The hosts also raffled off Pho D’Lite, Target Express and Snowbots gift cards, along with cookies.
The lantern ceremony started about half an hour later than the advertised 8:15 start time. Before the release, Luu explained to the audience the significance of the lanterns in Vietnamese society.
The release at UMD was for the Mid-Autumn Moon Festival (Tet Trung Thu), a time to celebrate the harvest and “everyone that means something to you.”
The lotus-shaped lanterns were supposed to float from one end of the fountain to the other, but the current was too weak and the lanterns ended up trapped near the fountain’s stone edge. Luu joked about the incident as the lanterns clumped together instead of floating down.

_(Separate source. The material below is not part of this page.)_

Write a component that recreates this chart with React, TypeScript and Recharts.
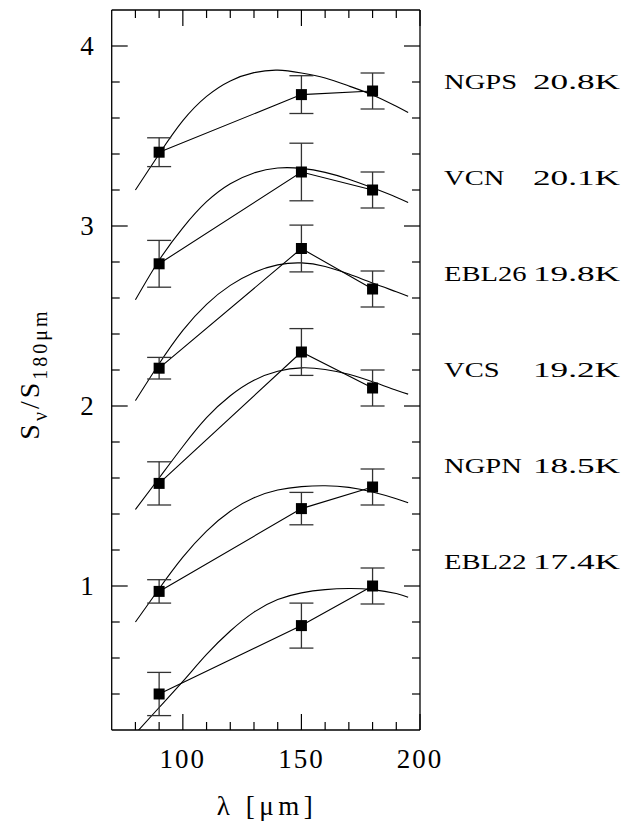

The organization sold around 500 lanterns and the crowd seemed unperturbed by the slight malfunction.
The proceeds from the event went to the Teach Me to Fish, a program run by Kids Without Borders, which sends teachers to Vietnam to help orphans acquire skills they can use in the workforce after they’re forced to leave the orphanage at age 18.
Luu first got involved with VSA during his freshman year. He said the club has changed tremendously from when he first joined.
VSA’s head of public relations, Dennis Do, a sophomore computer science major, has only been involved with VSA since last semester, but he already considers the organization a large part of his life at this university.
Another major event held by VSA was the Mid-Atlantic Union of Vietnamese Student Association conference this past spring. The event was a chance for the VSA’s 11 schools in the region to network and receive mentorship from alumni.
Do said the club is working hard to change its image here on campus.
“VSA is seen as very FOB[fresh of the boat]-y and Asian around here,” Do said. “We’re just a whole bunch of people who want to share with people our culture.”
One of the big themes of the night was family. Dorothy Nguyen, a 22 year-old alumni of VSA, who came back for the event, said the club has grown significantly since she was treasurer and that it is in part due to a mostly new executive board.
With more than 70 active members involved in the club, VSA is one of the largest Asian student organizations on campus. However, Luu emphasized how the club is not only open to students from Vietnam or with Vietnamese heritage.
“You love us, we’ll love you back just the same,” Luu said.